A passage about it from an A.D. 1556 text called “De Re Metallica” by Agricola states:
“It is necessary that the assayer who is testing ore or metals should be prepared and instructed in all things necessary in assaying, and that he should close the doors of his room in which the assay furnace stands, lest anyone coming in at an inopportune moment might disturb his thoughts when they are intent on work.”
In this day and age we’re constantly bombarded with more and more contradicting “facts.” Often we don’t even have time to digest one “fact” before we’re hit with more that either contradict, or agree with the first one.
So, when we hear a multitude of supposed “facts,” how do we go about determining the truth?
Paul wrote in 1 Thessalonians 5:21, “Test all things; hold fast what is good.” Interestingly, the word translated as “test” here is dokimazo and means “to approve, analyze, examine, test, scrutinize, as metals,” according to Strong’s Exhaustive Bible Concordance.

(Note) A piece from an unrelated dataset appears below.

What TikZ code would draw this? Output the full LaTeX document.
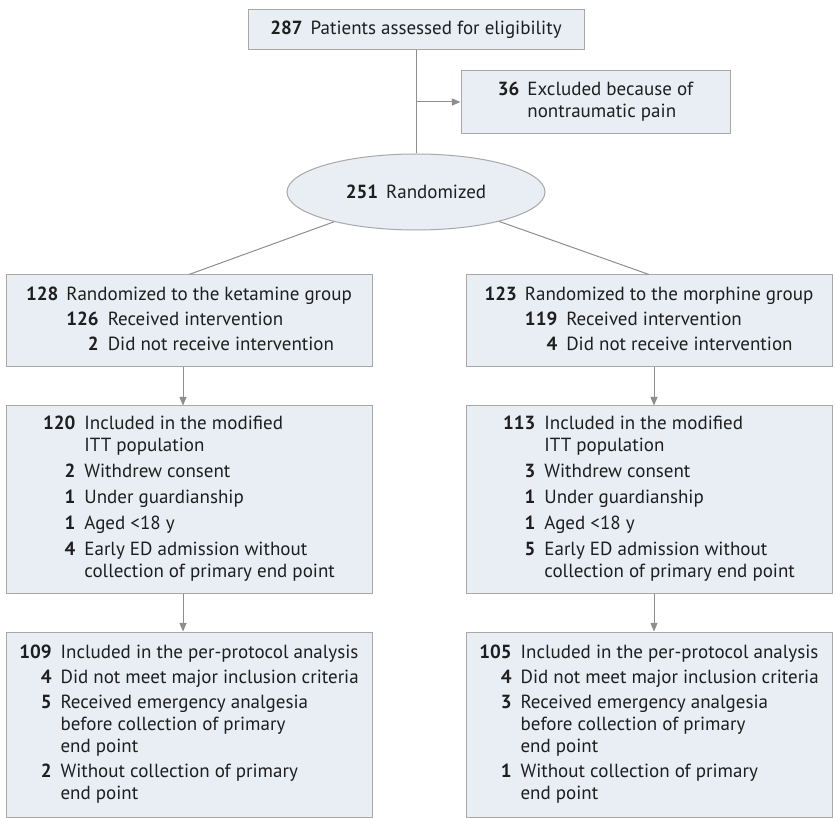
\documentclass[tikz,border=0pt]{standalone}
\usepackage{fontspec}
\setmainfont{PT Sans}
\usepackage{array}
\usetikzlibrary{arrows,shapes.geometric}

\definecolor{boxfill}{HTML}{E8EEF3}
\definecolor{boxline}{HTML}{A8A8A8}
\definecolor{conn}{HTML}{8E8E8E}
\definecolor{txt}{HTML}{1E1E1E}

\tikzset{
    box/.style={draw=boxline, fill=boxfill, line width=1pt, inner sep=0pt, text=txt,
        font=\fontsize{19}{22}\selectfont},
    randbox/.style={box, ellipse, minimum width=258pt, minimum height=76pt},
    armbox/.style={box, minimum width=366pt},
    link/.style={draw=conn, line width=1pt},
    arr/.style={link, ->, >=triangle 45}
}

\begin{document}
\begin{tikzpicture}[x=1pt,y=-1pt]
            \useasboundingbox (0,0) rectangle (836,818);
            \fill[white] (0,0) rectangle (836,818);

            % enrolment
            \node[box, minimum width=336pt, minimum height=40pt] (assess) at (416,30)
                {\textbf{287}\hspace{8pt}Patients assessed for eligibility};
            \node[box, minimum width=269pt, minimum height=63pt] (excl) at (595.5,102.5)
                {\begin{tabular}{@{}r@{\hspace{8pt}}l@{}}
                 \textbf{36} & Excluded because of\\
                             & nontraumatic pain
                 \end{tabular}};
            \node[randbox] (rand) at (416,192) {\textbf{251}\hspace{8pt}Randomized};

            \coordinate (colL) at (183,0);
            \coordinate (colR) at (654,0);
            \coordinate (split) at (416,102);

            % ketamine arm
            \node[armbox, minimum height=92pt] (ket) at (189,321)
                {\begin{tabular}{@{}r@{\hspace{8pt}}r@{\hspace{9pt}}l@{}}
                 \textbf{128} & \multicolumn{2}{@{}l@{}}{Randomized to the ketamine group}\\[3pt]
                              & \textbf{126} & Received intervention\\[3pt]
                              & \textbf{2}   & Did not receive intervention
                 \end{tabular}};
            \node[armbox, minimum height=187pt] (ketitt) at (189,499.5)
                {\begin{tabular}{@{}r@{\hspace{9pt}}l@{}}
                 \textbf{120} & Included in the modified\\
                              & ITT population\\[4pt]
                 \textbf{2}   & Withdrew consent\\[4pt]
                 \textbf{1}   & Under guardianship\\[4pt]
                 \textbf{1}   & Aged <18 y\\[4pt]
                 \textbf{4}   & Early ED admission without\\
                              & collection of primary end point
                 \end{tabular}};
            \node[armbox, minimum height=185pt] (ketpp) at (189,724.5)
                {\begin{tabular}{@{}r@{\hspace{9pt}}l@{}}
                 \textbf{109} & Included in the per-protocol analysis\\[3pt]
                 \textbf{4}   & Did not meet major inclusion criteria\\[3pt]
                 \textbf{5}   & Received emergency analgesia\\
                              & before collection of primary\\
                              & end point\\[3pt]
                 \textbf{2}   & Without collection of primary\\
                              & end point
                 \end{tabular}};

            % morphine arm
            \node[armbox, minimum height=92pt] (mor) at (649,321)
                {\begin{tabular}{@{}r@{\hspace{8pt}}r@{\hspace{9pt}}l@{}}
                 \textbf{123} & \multicolumn{2}{@{}l@{}}{Randomized to the morphine group}\\[3pt]
                              & \textbf{119} & Received intervention\\[3pt]
                              & \textbf{4}   & Did not receive intervention
                 \end{tabular}};
            \node[armbox, minimum height=187pt] (moritt) at (649,499.5)
                {\begin{tabular}{@{}r@{\hspace{9pt}}l@{}}
                 \textbf{113} & Included in the modified\\
                              & ITT population\\[4pt]
                 \textbf{3}   & Withdrew consent\\[4pt]
                 \textbf{1}   & Under guardianship\\[4pt]
                 \textbf{1}   & Aged <18 y\\[4pt]
                 \textbf{5}   & Early ED admission without\\
                              & collection of primary end point
                 \end{tabular}};
            \node[armbox, minimum height=185pt] (morpp) at (649,724.5)
                {\begin{tabular}{@{}r@{\hspace{9pt}}l@{}}
                 \textbf{105} & Included in the per-protocol analysis\\[3pt]
                 \textbf{4}   & Did not meet major inclusion criteria\\[3pt]
                 \textbf{3}   & Received emergency analgesia\\
                              & before collection of primary\\
                              & end point\\[3pt]
                 \textbf{1}   & Without collection of primary\\
                              & end point
                 \end{tabular}};

            % connectors
            \draw[link] (assess.south) -- (rand.north);
            \draw[arr] (split) -- (excl.west |- split);
            \draw[link] (rand) -- (ket.north);
            \draw[link] (rand) -- (mor.north);
            \draw[arr] (ket.south -| colL) -- (ketitt.north -| colL);
            \draw[arr] (ketitt.south -| colL) -- (ketpp.north -| colL);
            \draw[arr] (mor.south -| colR) -- (moritt.north -| colR);
            \draw[arr] (moritt.south -| colR) -- (morpp.north -| colR);
        \end{tikzpicture}
\end{document}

We’re told to not just believe everything, but to go about examining it carefully, to see whether what we hear is true or not.
There are some interesting similarities between the assayer and us as Christians testing all things:
1. The assayer is to be prepared and instructed in all things necessary in assaying. In the same way, we as Christians have to have a command of the Scriptures and know how to study the Bible to be able to accurately examine what we hear to find out if it’s the truth or not.
2. “He should close the doors of his room in which the assay furnace stands, lest anyone coming in at an inopportune moment might disturb his thoughts when they are intent on work.” When we’re going about proving whether something is true or not, we need to be diligent about it, not going about it in a haphazard way, but being intent on accurately determining whether what we hear is true or not.
By using the same diligence in proving all things as an assayer in separating metals from impurities, we can be better equipped to separate truth from error.